__PROBLEM STATEMENT__: Copy out each line exactly; pictures stay out of the copy.

__RECORDED INFORMATION__:
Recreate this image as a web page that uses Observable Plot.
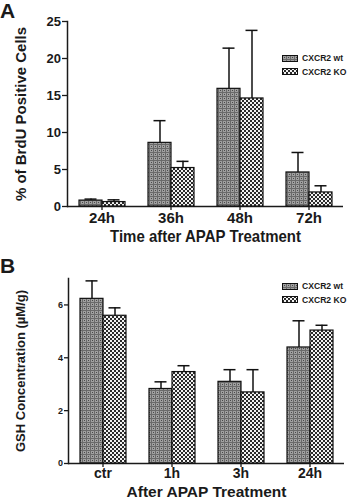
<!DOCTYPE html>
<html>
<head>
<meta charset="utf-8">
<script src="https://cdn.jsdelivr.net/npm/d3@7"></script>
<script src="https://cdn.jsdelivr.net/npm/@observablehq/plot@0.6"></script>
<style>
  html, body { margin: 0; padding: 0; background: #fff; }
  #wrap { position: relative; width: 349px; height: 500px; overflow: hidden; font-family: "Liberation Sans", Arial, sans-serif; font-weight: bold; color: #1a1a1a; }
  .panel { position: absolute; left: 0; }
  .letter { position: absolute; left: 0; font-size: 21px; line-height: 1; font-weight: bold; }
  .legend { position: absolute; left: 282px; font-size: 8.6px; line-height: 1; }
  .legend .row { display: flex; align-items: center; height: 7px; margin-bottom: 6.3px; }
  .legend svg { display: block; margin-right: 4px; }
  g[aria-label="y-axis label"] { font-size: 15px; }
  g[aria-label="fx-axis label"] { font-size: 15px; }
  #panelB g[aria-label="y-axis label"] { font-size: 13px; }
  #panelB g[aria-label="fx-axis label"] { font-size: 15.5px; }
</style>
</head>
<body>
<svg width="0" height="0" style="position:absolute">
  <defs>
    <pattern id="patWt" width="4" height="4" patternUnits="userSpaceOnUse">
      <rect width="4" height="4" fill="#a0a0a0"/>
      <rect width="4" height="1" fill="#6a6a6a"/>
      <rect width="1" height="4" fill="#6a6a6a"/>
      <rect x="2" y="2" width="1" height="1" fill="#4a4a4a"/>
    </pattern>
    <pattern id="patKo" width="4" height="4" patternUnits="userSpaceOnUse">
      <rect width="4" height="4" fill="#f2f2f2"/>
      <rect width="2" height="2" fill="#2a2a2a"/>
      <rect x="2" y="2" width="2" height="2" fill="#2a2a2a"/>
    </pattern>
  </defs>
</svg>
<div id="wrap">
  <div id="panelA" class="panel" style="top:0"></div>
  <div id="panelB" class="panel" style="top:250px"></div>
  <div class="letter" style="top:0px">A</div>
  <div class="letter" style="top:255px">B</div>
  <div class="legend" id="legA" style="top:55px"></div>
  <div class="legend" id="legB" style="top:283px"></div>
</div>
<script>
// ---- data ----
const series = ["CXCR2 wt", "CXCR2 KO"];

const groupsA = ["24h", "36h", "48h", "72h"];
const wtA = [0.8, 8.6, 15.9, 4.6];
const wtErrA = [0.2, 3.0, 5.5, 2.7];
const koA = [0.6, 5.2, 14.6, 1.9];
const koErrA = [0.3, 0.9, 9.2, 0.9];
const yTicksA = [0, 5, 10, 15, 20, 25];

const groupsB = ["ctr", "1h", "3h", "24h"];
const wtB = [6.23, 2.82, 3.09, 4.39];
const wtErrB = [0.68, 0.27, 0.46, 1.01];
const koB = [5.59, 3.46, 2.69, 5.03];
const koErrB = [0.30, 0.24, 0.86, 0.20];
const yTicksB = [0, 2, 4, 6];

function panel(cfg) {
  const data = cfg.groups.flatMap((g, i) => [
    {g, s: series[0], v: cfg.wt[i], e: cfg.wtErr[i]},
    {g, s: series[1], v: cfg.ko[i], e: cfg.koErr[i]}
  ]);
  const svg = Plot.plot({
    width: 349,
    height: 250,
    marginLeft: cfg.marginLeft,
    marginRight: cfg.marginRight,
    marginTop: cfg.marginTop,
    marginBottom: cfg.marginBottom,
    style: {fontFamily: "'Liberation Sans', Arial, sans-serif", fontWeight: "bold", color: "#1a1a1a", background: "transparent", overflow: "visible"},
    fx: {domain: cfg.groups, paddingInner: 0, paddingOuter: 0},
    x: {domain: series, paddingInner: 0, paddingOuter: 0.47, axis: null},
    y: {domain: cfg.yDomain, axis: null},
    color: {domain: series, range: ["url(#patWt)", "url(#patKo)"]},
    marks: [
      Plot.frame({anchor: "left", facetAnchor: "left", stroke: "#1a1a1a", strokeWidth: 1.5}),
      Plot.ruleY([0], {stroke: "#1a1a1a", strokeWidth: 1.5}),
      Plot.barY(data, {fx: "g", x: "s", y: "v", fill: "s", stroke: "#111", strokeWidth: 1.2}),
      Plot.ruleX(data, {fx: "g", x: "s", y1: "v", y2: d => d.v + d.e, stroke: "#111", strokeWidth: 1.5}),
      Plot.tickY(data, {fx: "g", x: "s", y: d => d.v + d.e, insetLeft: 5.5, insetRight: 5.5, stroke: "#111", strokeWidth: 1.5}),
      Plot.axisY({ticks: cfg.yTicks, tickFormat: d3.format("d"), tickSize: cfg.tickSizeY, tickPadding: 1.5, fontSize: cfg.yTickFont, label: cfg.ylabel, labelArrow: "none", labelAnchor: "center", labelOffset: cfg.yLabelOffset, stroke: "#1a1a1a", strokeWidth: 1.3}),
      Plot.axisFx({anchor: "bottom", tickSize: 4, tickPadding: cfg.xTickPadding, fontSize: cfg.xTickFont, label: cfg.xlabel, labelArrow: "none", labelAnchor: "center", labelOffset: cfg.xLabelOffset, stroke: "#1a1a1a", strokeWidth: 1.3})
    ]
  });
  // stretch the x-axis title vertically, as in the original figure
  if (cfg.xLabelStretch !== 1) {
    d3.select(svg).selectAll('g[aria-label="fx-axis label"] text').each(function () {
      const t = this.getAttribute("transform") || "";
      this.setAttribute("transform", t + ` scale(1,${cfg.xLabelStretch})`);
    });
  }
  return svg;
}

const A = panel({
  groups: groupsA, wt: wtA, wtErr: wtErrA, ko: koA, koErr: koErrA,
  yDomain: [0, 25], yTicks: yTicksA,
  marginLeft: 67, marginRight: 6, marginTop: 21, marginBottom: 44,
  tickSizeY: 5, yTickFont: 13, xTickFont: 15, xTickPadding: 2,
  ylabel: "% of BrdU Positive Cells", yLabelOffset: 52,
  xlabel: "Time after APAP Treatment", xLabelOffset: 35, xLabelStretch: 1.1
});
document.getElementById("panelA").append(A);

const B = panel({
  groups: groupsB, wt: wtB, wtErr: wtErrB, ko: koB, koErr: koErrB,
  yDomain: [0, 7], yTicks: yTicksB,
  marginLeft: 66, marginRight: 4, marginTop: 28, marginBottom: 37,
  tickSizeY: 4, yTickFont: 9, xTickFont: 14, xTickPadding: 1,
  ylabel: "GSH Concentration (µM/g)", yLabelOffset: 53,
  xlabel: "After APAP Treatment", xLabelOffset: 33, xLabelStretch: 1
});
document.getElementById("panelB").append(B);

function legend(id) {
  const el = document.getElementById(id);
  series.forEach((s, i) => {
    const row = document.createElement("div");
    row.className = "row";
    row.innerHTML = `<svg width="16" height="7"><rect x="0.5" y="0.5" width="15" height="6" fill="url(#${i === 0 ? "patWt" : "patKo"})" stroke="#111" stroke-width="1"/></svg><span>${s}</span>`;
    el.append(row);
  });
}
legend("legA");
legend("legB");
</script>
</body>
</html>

__ANSWER IN FULL__:
Recreate this image as a web page that uses Observable Plot.
<!DOCTYPE html>
<html>
<head>
<meta charset="utf-8">
<script src="https://cdn.jsdelivr.net/npm/d3@7"></script>
<script src="https://cdn.jsdelivr.net/npm/@observablehq/plot@0.6"></script>
<style>
  html, body { margin: 0; padding: 0; background: #fff; }
  #wrap { position: relative; width: 349px; height: 500px; overflow: hidden; font-family: "Liberation Sans", Arial, sans-serif; font-weight: bold; color: #1a1a1a; }
  .panel { position: absolute; left: 0; }
  .letter { position: absolute; left: 0; font-size: 21px; line-height: 1; font-weight: bold; }
  .legend { position: absolute; left: 282px; font-size: 8.6px; line-height: 1; }
  .legend .row { display: flex; align-items: center; height: 7px; margin-bottom: 6.3px; }
  .legend svg { display: block; margin-right: 4px; }
  g[aria-label="y-axis label"] { font-size: 15px; }
  g[aria-label="fx-axis label"] { font-size: 15px; }
  #panelB g[aria-label="y-axis label"] { font-size: 13px; }
  #panelB g[aria-label="fx-axis label"] { font-size: 15.5px; }
</style>
</head>
<body>
<svg width="0" height="0" style="position:absolute">
  <defs>
    <pattern id="patWt" width="4" height="4" patternUnits="userSpaceOnUse">
      <rect width="4" height="4" fill="#a0a0a0"/>
      <rect width="4" height="1" fill="#6a6a6a"/>
      <rect width="1" height="4" fill="#6a6a6a"/>
      <rect x="2" y="2" width="1" height="1" fill="#4a4a4a"/>
    </pattern>
    <pattern id="patKo" width="4" height="4" patternUnits="userSpaceOnUse">
      <rect width="4" height="4" fill="#f2f2f2"/>
      <rect width="2" height="2" fill="#2a2a2a"/>
      <rect x="2" y="2" width="2" height="2" fill="#2a2a2a"/>
    </pattern>
  </defs>
</svg>
<div id="wrap">
  <div id="panelA" class="panel" style="top:0"></div>
  <div id="panelB" class="panel" style="top:250px"></div>
  <div class="letter" style="top:0px">A</div>
  <div class="letter" style="top:255px">B</div>
  <div class="legend" id="legA" style="top:55px"></div>
  <div class="legend" id="legB" style="top:283px"></div>
</div>
<script>
// ---- data ----
const series = ["CXCR2 wt", "CXCR2 KO"];

const groupsA = ["24h", "36h", "48h", "72h"];
const wtA = [0.8, 8.6, 15.9, 4.6];
const wtErrA = [0.2, 3.0, 5.5, 2.7];
const koA = [0.6, 5.2, 14.6, 1.9];
const koErrA = [0.3, 0.9, 9.2, 0.9];
const yTicksA = [0, 5, 10, 15, 20, 25];

const groupsB = ["ctr", "1h", "3h", "24h"];
const wtB = [6.23, 2.82, 3.09, 4.39];
const wtErrB = [0.68, 0.27, 0.46, 1.01];
const koB = [5.59, 3.46, 2.69, 5.03];
const koErrB = [0.30, 0.24, 0.86, 0.20];
const yTicksB = [0, 2, 4, 6];

function panel(cfg) {
  const data = cfg.groups.flatMap((g, i) => [
    {g, s: series[0], v: cfg.wt[i], e: cfg.wtErr[i]},
    {g, s: series[1], v: cfg.ko[i], e: cfg.koErr[i]}
  ]);
  const svg = Plot.plot({
    width: 349,
    height: 250,
    marginLeft: cfg.marginLeft,
    marginRight: cfg.marginRight,
    marginTop: cfg.marginTop,
    marginBottom: cfg.marginBottom,
    style: {fontFamily: "'Liberation Sans', Arial, sans-serif", fontWeight: "bold", color: "#1a1a1a", background: "transparent", overflow: "visible"},
    fx: {domain: cfg.groups, paddingInner: 0, paddingOuter: 0},
    x: {domain: series, paddingInner: 0, paddingOuter: 0.47, axis: null},
    y: {domain: cfg.yDomain, axis: null},
    color: {domain: series, range: ["url(#patWt)", "url(#patKo)"]},
    marks: [
      Plot.frame({anchor: "left", facetAnchor: "left", stroke: "#1a1a1a", strokeWidth: 1.5}),
      Plot.ruleY([0], {stroke: "#1a1a1a", strokeWidth: 1.5}),
      Plot.barY(data, {fx: "g", x: "s", y: "v", fill: "s", stroke: "#111", strokeWidth: 1.2}),
      Plot.ruleX(data, {fx: "g", x: "s", y1: "v", y2: d => d.v + d.e, stroke: "#111", strokeWidth: 1.5}),
      Plot.tickY(data, {fx: "g", x: "s", y: d => d.v + d.e, insetLeft: 5.5, insetRight: 5.5, stroke: "#111", strokeWidth: 1.5}),
      Plot.axisY({ticks: cfg.yTicks, tickFormat: d3.format("d"), tickSize: cfg.tickSizeY, tickPadding: 1.5, fontSize: cfg.yTickFont, label: cfg.ylabel, labelArrow: "none", labelAnchor: "center", labelOffset: cfg.yLabelOffset, stroke: "#1a1a1a", strokeWidth: 1.3}),
      Plot.axisFx({anchor: "bottom", tickSize: 4, tickPadding: cfg.xTickPadding, fontSize: cfg.xTickFont, label: cfg.xlabel, labelArrow: "none", labelAnchor: "center", labelOffset: cfg.xLabelOffset, stroke: "#1a1a1a", strokeWidth: 1.3})
    ]
  });
  // stretch the x-axis title vertically, as in the original figure
  if (cfg.xLabelStretch !== 1) {
    d3.select(svg).selectAll('g[aria-label="fx-axis label"] text').each(function () {
      const t = this.getAttribute("transform") || "";
      this.setAttribute("transform", t + ` scale(1,${cfg.xLabelStretch})`);
    });
  }
  return svg;
}

const A = panel({
  groups: groupsA, wt: wtA, wtErr: wtErrA, ko: koA, koErr: koErrA,
  yDomain: [0, 25], yTicks: yTicksA,
  marginLeft: 67, marginRight: 6, marginTop: 21, marginBottom: 44,
  tickSizeY: 5, yTickFont: 13, xTickFont: 15, xTickPadding: 2,
  ylabel: "% of BrdU Positive Cells", yLabelOffset: 52,
  xlabel: "Time after APAP Treatment", xLabelOffset: 35, xLabelStretch: 1.1
});
document.getElementById("panelA").append(A);

const B = panel({
  groups: groupsB, wt: wtB, wtErr: wtErrB, ko: koB, koErr: koErrB,
  yDomain: [0, 7], yTicks: yTicksB,
  marginLeft: 66, marginRight: 4, marginTop: 28, marginBottom: 37,
  tickSizeY: 4, yTickFont: 9, xTickFont: 14, xTickPadding: 1,
  ylabel: "GSH Concentration (µM/g)", yLabelOffset: 53,
  xlabel: "After APAP Treatment", xLabelOffset: 33, xLabelStretch: 1
});
document.getElementById("panelB").append(B);

function legend(id) {
  const el = document.getElementById(id);
  series.forEach((s, i) => {
    const row = document.createElement("div");
    row.className = "row";
    row.innerHTML = `<svg width="16" height="7"><rect x="0.5" y="0.5" width="15" height="6" fill="url(#${i === 0 ? "patWt" : "patKo"})" stroke="#111" stroke-width="1"/></svg><span>${s}</span>`;
    el.append(row);
  });
}
legend("legA");
legend("legB");
</script>
</body>
</html>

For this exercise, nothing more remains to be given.